Facendo un raffronto con la nostra, al di là se vi piace o meno, riuscite a notare la costruzione, la cura dei dettagli, gli elementi che richiamano alla storia di quella Città, ecc? E parliamo di una squadra che gioca in un campionato dilettantistico! Francamente lo ritengo una presa in giro, e non sto scherzando. Perchè oggi creare e personalizzare una maglia è molto semplice, se chi ci lavora viene dal settore e sa cosa ha in testa la tifoseria. Neanche a farlo apposta, qualche settimana fa era girata in rete una foto di una maglia del Cosenza realizzata col marchio Nike. Per qualche ora i tifosi erano andati in fibrillazione pensando che fosse la vera maglia e avessimo cambiato sponsor tecnico, salvo poi scoprire che era opera di un tifoso. Se non l’avete vista, ve la ripropongo.

Mi duole dirlo, ma il modo in cui escono queste cose non è da sottovalutare sull’umore che crea nei tifosi, perchè rafforza l’opinione di chi da tempo reputa la nostra gestione societaria simile a quella di una ”bancareddra”. E una maglietta come la nostra – amata, contesa ed esaltata – andrebbe curata meglio. E non mi si venga a dire che non abbiamo chi è in grado di creare cose belle per la nostra Squadra a Cosenza! Abbiamo avuto fino a poco tempo fa persone come Ilenia Caputo che poteva supportare adeguatamente queste scelte. E, da tifosa, indirizzare anche i gusti nella giusta sintonia con quelli della piazza. Ma questo comportava lasciare la gestione totalmente libera e indipendente a gente del settore, e pagarla affinchè producesse a livello qualitativo. Perchè, per quanto a qualcuno sembri strano, queste cose non sono facili. Si studiano, si organizzano, si programmano! E bisogna prenderle a cuore.

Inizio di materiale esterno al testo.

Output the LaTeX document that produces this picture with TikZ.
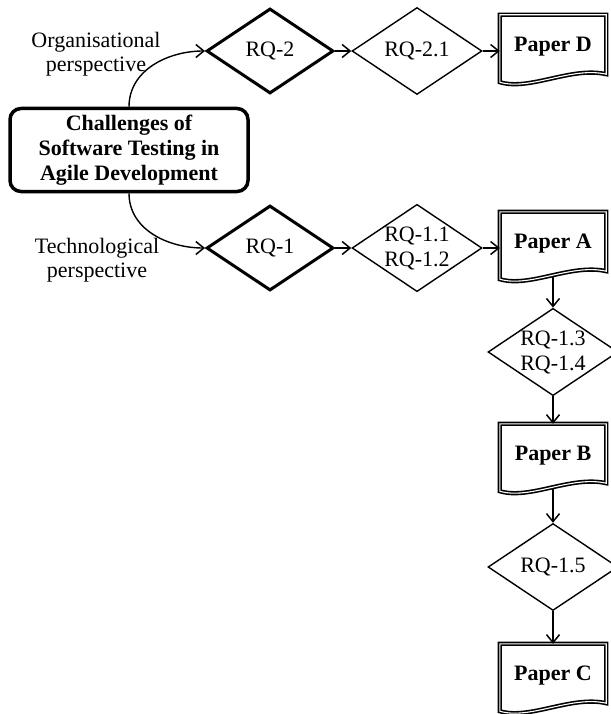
\documentclass[tikz,border=0pt]{standalone}
\usepackage{fontspec}
\setmainfont{Liberation Serif}
\usetikzlibrary{shapes.geometric,arrows.meta,calc}
\tikzset{
  txt/.style={font=\fontsize{22}{24}\selectfont, align=center, inner sep=0pt},
  rqthick/.style={diamond, draw, line width=3pt, minimum width=127pt, minimum height=85pt, inner sep=0pt, aspect=1.48, font=\fontsize{22}{25}\selectfont, align=center},
  rqthin/.style={diamond, draw, line width=1.4pt, minimum width=130pt, minimum height=87pt, inner sep=0pt, aspect=1.48, font=\fontsize{22}{25}\selectfont, align=center},
  mainbox/.style={rectangle, draw, rounded corners=11pt, line width=3.5pt, minimum width=238pt, minimum height=83pt, inner sep=0pt, font=\bfseries\fontsize{22}{25}\selectfont, align=center},
  paperbox/.style={rectangle, minimum width=106pt, minimum height=64pt, inner sep=0pt, font=\bfseries\fontsize{22}{25}\selectfont},
  docline/.style={draw, double=white, double distance=1.1pt, line width=1.6pt, line join=miter},
  arr/.style={-{Straight Barb[length=8pt,width=13pt,line width=1.5pt]}, line width=1.4pt},
}
\newcommand\docoutline[1]{%
  \path[docline] ([yshift=-3pt]#1.south west) .. controls +(30pt,-9pt) and +(-35pt,8pt) .. ([yshift=5pt]#1.south east) -- (#1.north east) -- (#1.north west) -- cycle;}
\begin{document}
\begin{tikzpicture}[x=1pt,y=-1pt]
\useasboundingbox (0,0) rectangle (610,714);
\fill[white] (0,0) rectangle (610,714);

\node[mainbox] (box) at (129,150) {Challenges of\\Software Testing in\\Agile Development};

\node[rqthick] (rq2) at (270,51) {RQ-2};
\node[rqthin] (rq21) at (417,51) {RQ-2.1};
\node[paperbox] (pd) at (553,47) {Paper D};
\docoutline{pd}

\node[rqthick] (rq1) at (270,248) {RQ-1};
\node[rqthin] (rq11) at (417,248) {RQ-1.1\\RQ-1.2};
\node[paperbox] (pa) at (553,244) {Paper A};
\docoutline{pa}

\node[rqthin] (rq13) at (553,352) {RQ-1.3\\RQ-1.4};
\node[paperbox] (pb) at (553,456) {Paper B};
\docoutline{pb}

\node[rqthin] (rq15) at (553,567) {RQ-1.5};
\node[paperbox] (pc) at (553,676) {Paper C};
\docoutline{pc}

\node[txt] (org) at (96,54) {Organisational\\perspective};
\node[txt] (tech) at (97,260) {Technological\\perspective};

\draw[arr] (box.north) to[out=90,in=180] (rq2.west);
\draw[arr] (box.south) to[out=-90,in=180] (rq1.west);

\draw[arr] (rq2.east) -- (rq21.west);
\draw[arr] (rq21.east) -- (rq21.east -| pd.west);
\draw[arr] (rq1.east) -- (rq11.west);
\draw[arr] (rq11.east) -- (rq11.east -| pa.west);

\draw[arr] (pa.south) -- (rq13.north);
\draw[arr] (rq13.south) -- (pb.north);
\draw[arr] (pb.south) -- (rq15.north);
\draw[arr] (rq15.south) -- (pc.north);
\end{tikzpicture}
\end{document}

Le menti più pure e più pensose sono quelle che amano i colori.” diceva John Ruskin. I colori che amo di più sono il rosso ed il blu. E credo che il compito di farli risaltare il più possibile non sia solo di noi tifosi, o dei giocatori che scendono in campo, ma anche della Società. Se vuole fare degnamente la sua parte. Almeno in questo.